The Syrians to a certain extent respected [the] rules of the game... And one of the arguments of the book is that Bashar al-Assad, when he extended the mandate of [then-President] Emile Lahoud in 2004, made the mistake of not respecting those rules... These were in no way liberal rules, but there was always a certain understanding between the Syrian leadership and the Lebanese political class, and when Bashar failed to respect them, there was a revolt of part of the Lebanese political leadership that had once been allied with Syria.

What happened in 2005 did not begin as a popular movement; it only became that later on once Hariri was assassinated. But let me add that while the Syrians did respect certain rules, at least until 2004, what they also did was empty Lebanon’s political system of its meaning by eroding any sense of constitutional continuity.

As someone who has supported March 14, where do you think the coalition went wrong, what did it do right?

Young: One thing I must insist upon is that my book is not a March 14 interpretation of what happened in 2005, even if my sympathies for the objectives of March 14 are evident. On the contrary, what I want to argue once again is that what happened in 2005, while it was a popular revolt for about one month, began as a revolt of part of the Lebanese ruling class against Syria, in part because they felt the Syrians had betrayed them by extending Lahoud’s mandate. This was not a liberal revolt on their part; it was not a revolt for freedom and independence; it was a revolt because part of the ruling class felt Syria was trying to marginalize them.

When Hariri was assassinated in February that’s when people came out, when you had a genuine popular revolt, which, incidentally, some leaders in March 14 always wanted to ensure that they could control. We saw what happened in its aftermath: the divisive elections of 2005. When you look at Lebanese politics you have to understand the limitations on political action. The notion that what happened in February to March 2005 was a revolution against the established order was always, to my mind, very naïve.

Where did March 14 go wrong?

Young: March 14 was always a coalition of disparate forces that remained united through a common agreement that Syria had to leave Lebanon, then later through a common fear of a Syrian return to Lebanon in the aftermath of the Syrian military withdrawal in April 2005. The Syrians almost immediately began a process of trying to reassert their control over Lebanon even though there was an electoral alliance in 2005 between Saad Hariri, Walid Jumblatt and two Syrian allies, Hezbollah and Amal. When that alliance broke down and Syria continued to try to reassert its domination, this forced March 14 to remain unified against a Syrian return.

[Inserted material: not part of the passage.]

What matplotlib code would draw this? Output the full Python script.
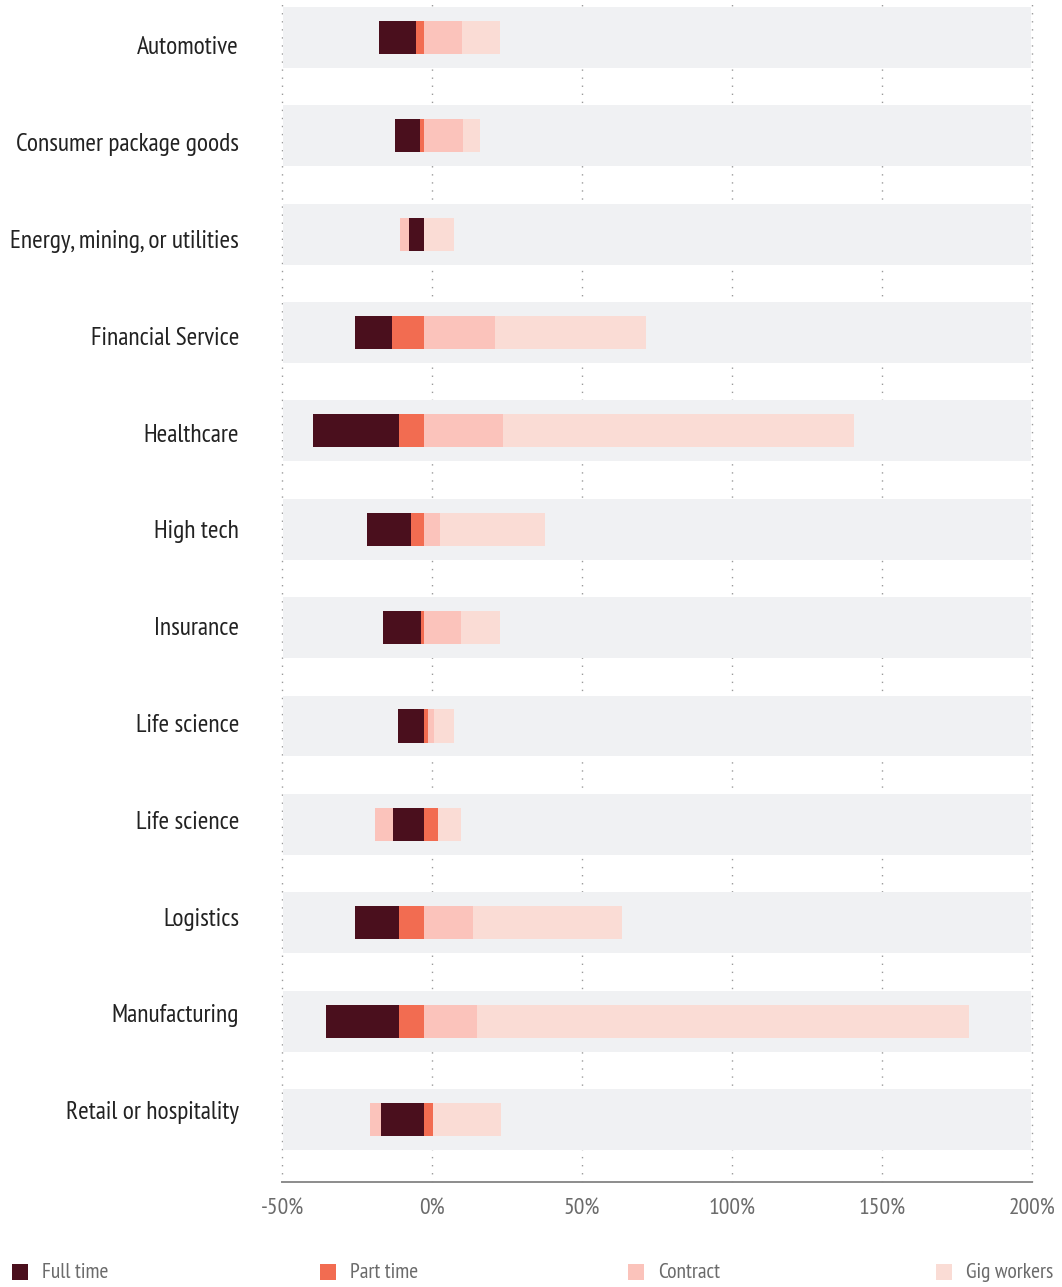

March 14 was always a coalition of parallel interests. It was not a party, not a movement. It was a coalition of different forces that pragmatically came together against Syria. And last year, when Saad Hariri, at the urging of Saudi Arabia, was compelled to reconcile with Syria, March 14 began disintegrating. Suddenly the game changed. And that is why the end of the book is quite pessimistic. It’s a post-mortem of sorts. Syria is back politically, and I very much believe they intend to prepare the terrain for a military return.